+++ Listed records

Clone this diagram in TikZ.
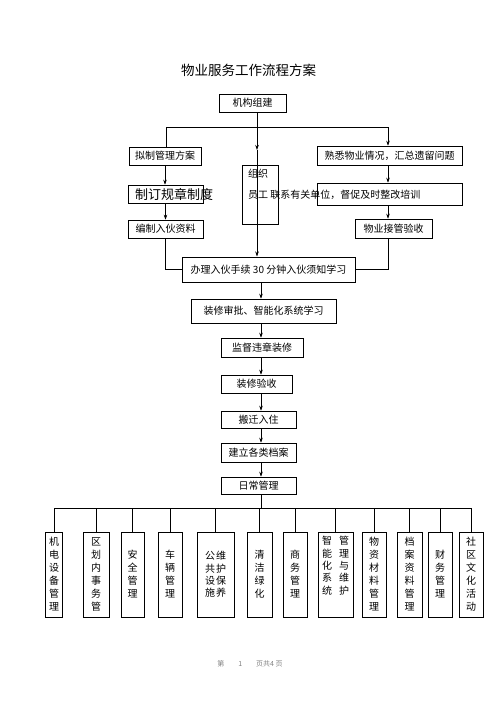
\documentclass[tikz,border=0pt]{standalone}
\usepackage{fontspec}
\setmainfont{Noto Sans CJK SC}
\usetikzlibrary{arrows.meta}
\begin{document}
\begin{tikzpicture}[x=1pt,y=-1pt,
  box/.style={draw, line width=0.6pt, inner sep=0pt, font=\fontsize{10}{12}\selectfont},
  col/.style={draw, line width=0.6pt, inner sep=0pt, align=center, minimum height=85pt, font=\fontsize{10}{13}\selectfont},
  lbl/.style={anchor=west, inner sep=0pt, font=\fontsize{10}{12}\selectfont},
  conn/.style={line width=0.6pt},
  arr/.style={line width=0.6pt, -{Stealth[length=5pt,width=3.5pt]}}]
\useasboundingbox (0,0) rectangle (500,707);
% title
\node[font=\fontsize{13.5}{14}\selectfont] (title) at (248.5,70) {物业服务工作流程方案};
% top part
\node[box, minimum width=67pt, minimum height=18pt] (jg) at (252.5,103) {机构组建};
\node[box, minimum width=72pt, minimum height=18pt] (nz) at (165,156) {拟制管理方案};
\node[box, minimum width=145pt, minimum height=19pt] (sx) at (389.5,155.5) {熟悉物业情况，汇总遗留问题};
\node[box, minimum width=36pt, minimum height=59pt] (zz) at (260,194.5) {};
\node[box, minimum width=75pt, minimum height=18pt] (zd) at (165.5,194) {};
\node[box, minimum width=145pt, minimum height=22pt] (yg) at (389.5,194) {};
\node[box, minimum width=75pt, minimum height=18pt] (bz) at (165.5,229) {编制入伙资料};
\node[box, minimum width=77pt, minimum height=19pt] (wy) at (393.5,228.5) {物业接管验收};
\node[lbl] (zzt) at (248,174) {组织};
\node[lbl] (ygt) at (248,195) {员工 联系有关单位，督促及时整改培训};
\node[anchor=west, inner sep=0pt, font=\fontsize{13}{13}\selectfont] (zdt) at (135,194.5) {制订规章制度};
\node[box, line width=1pt, minimum width=173pt, minimum height=25pt] (bl) at (268.5,269.5) {办理入伙手续 30 分钟入伙须知学习};
% chain
\node[box, minimum width=145pt, minimum height=24pt] (zx) at (263.5,311) {装修审批、智能化系统学习};
\node[box, minimum width=82pt, minimum height=19pt] (jd) at (262,347.5) {监督违章装修};
\node[box, minimum width=71pt, minimum height=18pt] (ys) at (256.5,384) {装修验收};
\node[box, minimum width=75pt, minimum height=17pt] (bq) at (258.5,419.5) {搬迁入住};
\node[box, minimum width=75pt, minimum height=19pt] (da) at (258.5,452.5) {建立各类档案};
\node[box, minimum width=75pt, minimum height=17pt] (rc) at (258.5,485.5) {日常管理};
% bottom columns
\node[col, minimum width=17pt] (c1) at (54,574.5) {机\\电\\设\\备\\管\\理};
\node[col, minimum width=26pt] (c2) at (96,574.5) {区\\划\\内\\事\\务\\管};
\node[col, minimum width=23pt] (c3) at (132.5,574.5) {安\\全\\管\\理};
\node[col, minimum width=24pt] (c4) at (170,574.5) {车\\辆\\管\\理};
\node[col, minimum width=37pt, font=\fontsize{10}{12.3}\selectfont] (c5) at (215.5,574.5) {公\hspace{1pt}维\\共\hspace{1pt}护\\设\hspace{1pt}保\\施\hspace{1pt}养};
\node[col, minimum width=25pt] (c6) at (259.5,574.5) {清\\洁\\绿\\化};
\node[col, minimum width=24pt] (c7) at (295,574.5) {商\\务\\管\\理};
\node[col, minimum width=35pt, font=\fontsize{10}{12.3}\selectfont] (c8) at (335.5,574.5) {智\hspace{7pt}管\\能\hspace{7pt}理\\化\hspace{7pt}与\\系\hspace{7pt}维\\统\hspace{7pt}护\\[6pt]};
\node[col, minimum width=24pt] (c9) at (374,574.5) {物\\资\\材\\料\\管\\理};
\node[col, minimum width=25pt] (c10) at (409.5,574.5) {档\\案\\资\\料\\管\\理};
\node[col, minimum width=24pt] (c11) at (440,574.5) {财\\务\\管\\理};
\node[col, minimum width=24pt] (c12) at (471,574.5) {社\\区\\文\\化\\活\\动};
% footer
\node[font=\fontsize{7}{8}\selectfont, text=gray] (ft) at (250,664) {第\hspace{14pt}1\hspace{14pt}页共4 页};
% coordinates
\coordinate (cA) at (257,150);
\coordinate (hl) at (166,127);
\coordinate (hr) at (388,127);
\coordinate (rx) at (388,0);
\coordinate (sp) at (261,0);
\coordinate (bus) at (0,508);
% connectors top
\draw[arr] (jg.south -| cA) -- (cA);
\draw[arr] (cA) -- (bl.north -| cA);
\draw[conn] (nz.north -| hl) |- (hr);
\draw[arr] (hr) -- (sx.north -| hr);
\draw[arr] (nz.south) -- (nz.south |- zd.north);
\draw[arr] (zd.south) -- (zd.south |- bz.north);
\draw[conn] (bz.south) |- (bl.west);
\draw[arr] (sx.south -| rx) -- (yg.north -| rx);
\draw[arr] (yg.south -| rx) -- (wy.north -| rx);
\draw[conn] (wy.south -| rx) |- (bl.east);
% spine
\draw[arr] (bl.south -| sp) -- (zx.north -| sp);
\draw[arr] (zx.south -| sp) -- (jd.north -| sp);
\draw[arr] (jd.south -| sp) -- (ys.north -| sp);
\draw[arr] (ys.south -| sp) -- (bq.north -| sp);
\draw[arr] (bq.south -| sp) -- (da.north -| sp);
\draw[arr] (da.south -| sp) -- (rc.north -| sp);
\draw[conn] (rc.south -| sp) -- (bus -| sp);
\draw[conn] (c1.north |- bus) -- (c12.north |- bus);
\foreach \i in {1,...,12} \draw[conn] (c\i.north |- bus) -- (c\i.north);
\end{tikzpicture}
\end{document}
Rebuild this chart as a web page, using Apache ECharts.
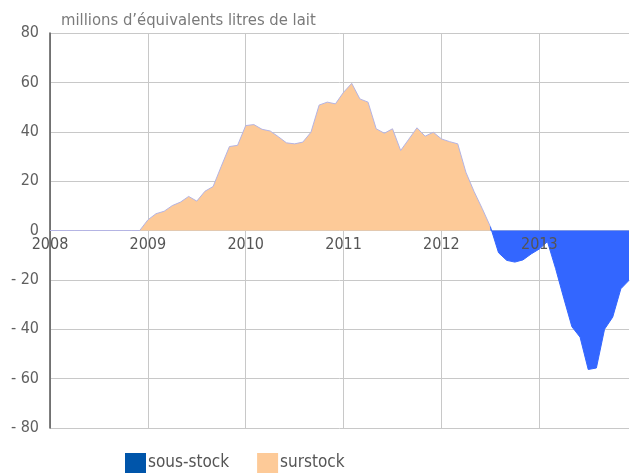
<!DOCTYPE html>
<html>
<head>
<meta charset="utf-8">
<script src="https://cdn.jsdelivr.net/npm/echarts@6/dist/echarts.min.js"></script>
<style>
  html, body { margin: 0; padding: 0; background: #fff; }
  #chart { width: 638px; height: 475px; }
</style>
</head>
<body>
<div id="chart"></div>
<script>
// monthly, Jan 2008 .. Dec 2013
const years = ["2008", "2009", "2010", "2011", "2012", "2013"]
const months = []
years.forEach((y) => { for (let m = 1; m <= 12; m++) months.push(y + "-" + String(m).padStart(2, "0")) })

const surstock = [
  0, 0, 0, 0, 0, 0, 0, 0, 0, 0, 0, 0,
  4.3, 6.8, 7.8, 10.1, 11.5, 13.8, 11.9, 15.9, 17.8, 26, 34, 34.5,
  42.5, 42.9, 41, 40.3, 38, 35.5, 35.1, 35.8, 39.8, 50.8, 52, 51.3,
  56, 59.6, 53.3, 52, 41.2, 39.4, 41.2, 32.4, 37, 41.6, 38.2, 39.8,
  37.1, 36, 35.1, 23.6, 15.8, 8.9, 1.6, null, null, null, null, null,
  null, null, null, null, null, null, null, null, null, null, null, null,
]
const sousStock = [
  null, null, null, null, null, null, null, null, null, null, null, null,
  null, null, null, null, null, null, null, null, null, null, null, null,
  null, null, null, null, null, null, null, null, null, null, null, null,
  null, null, null, null, null, null, null, null, null, null, null, null,
  null, null, null, null, null, null, 1.6, -9, -12.1, -12.8, -11.9, -9.5,
  -7.5, -4.5, -15.4, -27.4, -39, -43.2, -56.3, -55.7, -40, -35.1, -23.6, -20.2,
]

const FONT = "'Liberation Sans Narrow', 'DejaVu Sans Condensed', 'Roboto', sans-serif"
const yearTick = (i) => i % 12 === 0

const chart = echarts.init(document.getElementById("chart"), null, { renderer: "canvas" })
chart.setOption({
  backgroundColor: "#fff",
  animation: false,
  textStyle: { fontFamily: FONT },
  title: {
    text: "millions d\u2019\u00e9quivalents litres de lait",
    left: 56,
    top: 7,
    textStyle: { color: "#7a7a7a", fontSize: 16.5, fontWeight: "normal", fontFamily: FONT },
  },
  legend: {
    left: 120,
    top: 448,
    itemWidth: 21,
    itemHeight: 20,
    itemGap: 28,
    icon: "rect",
    textStyle: { color: "#555", fontSize: 17, fontFamily: FONT, padding: [3, 0, 0, -3] },
    data: [
      { name: "sous-stock", itemStyle: { color: "#0055aa" } },
      { name: "surstock", itemStyle: { color: "#fdca98" } },
    ],
  },
  grid: { left: 50, right: 9, top: 33, bottom: 47 },
  xAxis: [
    {
      type: "category",
      data: months,
      boundaryGap: false,
      z: 0,
      axisLine: { show: false },
      axisTick: { show: false },
      axisLabel: { show: false },
      splitLine: { show: true, interval: yearTick, lineStyle: { color: "#c8c8c8", width: 1 } },
    },
    {
      // year labels sit just under the zero line, on top of the areas
      type: "category",
      data: months,
      boundaryGap: false,
      position: "bottom",
      offset: -197.5,
      zlevel: 1,
      z: 10,
      axisLine: { show: false, onZero: false },
      axisTick: { show: false },
      splitLine: { show: false },
      axisLabel: {
        interval: 11,
        margin: 6,
        color: "#555",
        fontSize: 16,
        fontFamily: FONT,
        formatter: (v) => v.slice(0, 4),
      },
    },
  ],
  yAxis: {
    type: "value",
    min: -80,
    max: 80,
    interval: 20,
    axisLine: { show: true, onZero: false, lineStyle: { color: "#555", width: 1.5 } },
    axisTick: { show: false },
    axisLabel: {
      color: "#606060",
      fontSize: 16,
      margin: 11,
      fontFamily: FONT,
      formatter: (v) => (v < 0 ? "- " + Math.abs(v) : String(v)),
    },
    splitLine: { lineStyle: { color: "#c8c8c8", width: 1 } },
  },
  series: [
    {
      name: "surstock",
      type: "line",
      data: surstock,
      symbol: "none",
      z: 2,
      lineStyle: { color: "#b4b4e4", width: 1 },
      itemStyle: { color: "#fdca98" },
      areaStyle: { color: "#fdca98", opacity: 1 },
    },
    {
      name: "sous-stock",
      type: "line",
      data: sousStock,
      symbol: "none",
      z: 3,
      lineStyle: { color: "#3366ff", width: 1 },
      itemStyle: { color: "#0055aa" },
      areaStyle: { color: "#3366ff", opacity: 1 },
    },
  ],
})
</script>
</body>
</html>
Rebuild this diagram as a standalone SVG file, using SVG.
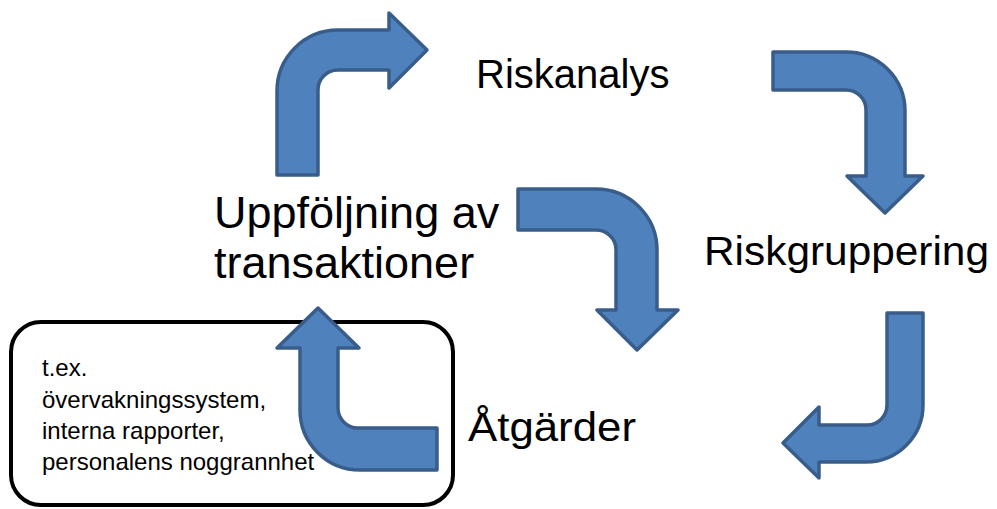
<svg xmlns="http://www.w3.org/2000/svg" width="997" height="509" viewBox="0 0 997 509">
  <style>
    .arr { fill: #4F81BD; stroke: #385D8A; stroke-width: 3.5; stroke-linejoin: round; }
    .lbl { font-family: "Liberation Sans", Arial, sans-serif; fill: #000; }
    .big { font-size: 40px; }
    .mid { font-size: 45px; }
    .small { font-size: 24px; }
    .box { fill: #fff; stroke: #000; stroke-width: 4; }
  </style>
  <rect width="997" height="509" fill="#fff"/>
  <g id="note">
    <rect class="box" x="11" y="322" width="442" height="183" rx="30" ry="30"/>
    <text class="lbl small" x="42" y="376">t.ex.</text>
    <text class="lbl small" x="42" y="408">övervakningssystem,</text>
    <text class="lbl small" x="42" y="439">interna rapporter,</text>
    <text class="lbl small" x="42" y="470">personalens noggrannhet</text>
  </g>
  <g id="connectors">
    <path class="arr" d="M277,175 L277,91 A61,61 0 0 1 338,30 L389,30 L389,13 L427,50 L389,88 L389,70 L338,70 A20,20 0 0 0 318,90 L318,175 Z"/>
    <path class="arr" d="M773,52 L846,52 A59,59 0 0 1 905,111 L905,176 L923,176 L885,213 L847,176 L866,176 L866,110 A20,20 0 0 0 846,90 L773,90 Z"/>
    <path class="arr" d="M518,189 L596,189 A61,61 0 0 1 657,250 L657,310 L678,310 L637,350 L597,310 L616,310 L616,250 A20,20 0 0 0 596,230 L518,230 Z"/>
    <path class="arr" d="M887,313 L923,313 L923,405 A57,57 0 0 1 866,462 L819,462 L819,478 L783,443 L819,407 L819,425 L867,425 A20,20 0 0 0 887,405 Z"/>
    <path class="arr" d="M437,428 L358,428 A20,20 0 0 1 338,408 L338,348 L359,348 L318,308 L277,348 L300,348 L300,410 A60,60 0 0 0 360,470 L437,470 Z"/>
  </g>
  <g id="riskanalys">
    <text class="lbl big" x="476" y="88">Riskanalys</text>
  </g>
  <g id="riskgruppering">
    <text class="lbl big" x="704" y="265" textLength="285" lengthAdjust="spacingAndGlyphs">Riskgruppering</text>
  </g>
  <g id="atgarder">
    <text class="lbl big" x="468" y="441" textLength="168" lengthAdjust="spacingAndGlyphs">Åtgärder</text>
  </g>
  <g id="uppfoljning">
    <text class="lbl mid" x="214" y="228">Uppföljning av</text>
    <text class="lbl mid" x="214" y="278">transaktioner</text>
  </g>
</svg>
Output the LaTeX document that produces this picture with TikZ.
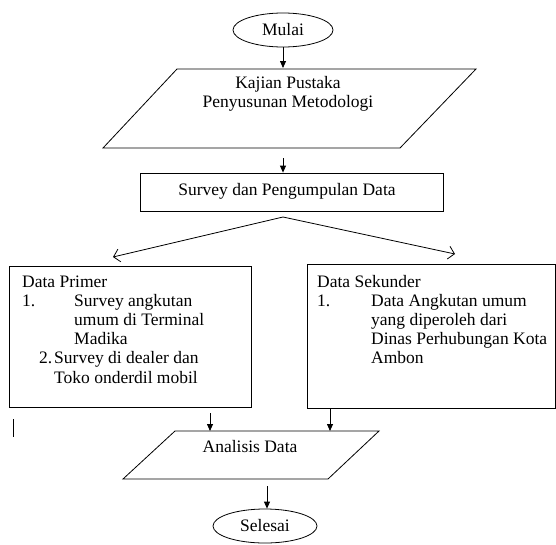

++++++

- Aim -
Show every line of the records above that contains the word "Rebuild".

- Task result -
Rebuild this chart as a web page, using Apache ECharts.
Rebuild this diagram as a standalone SVG file, using SVG.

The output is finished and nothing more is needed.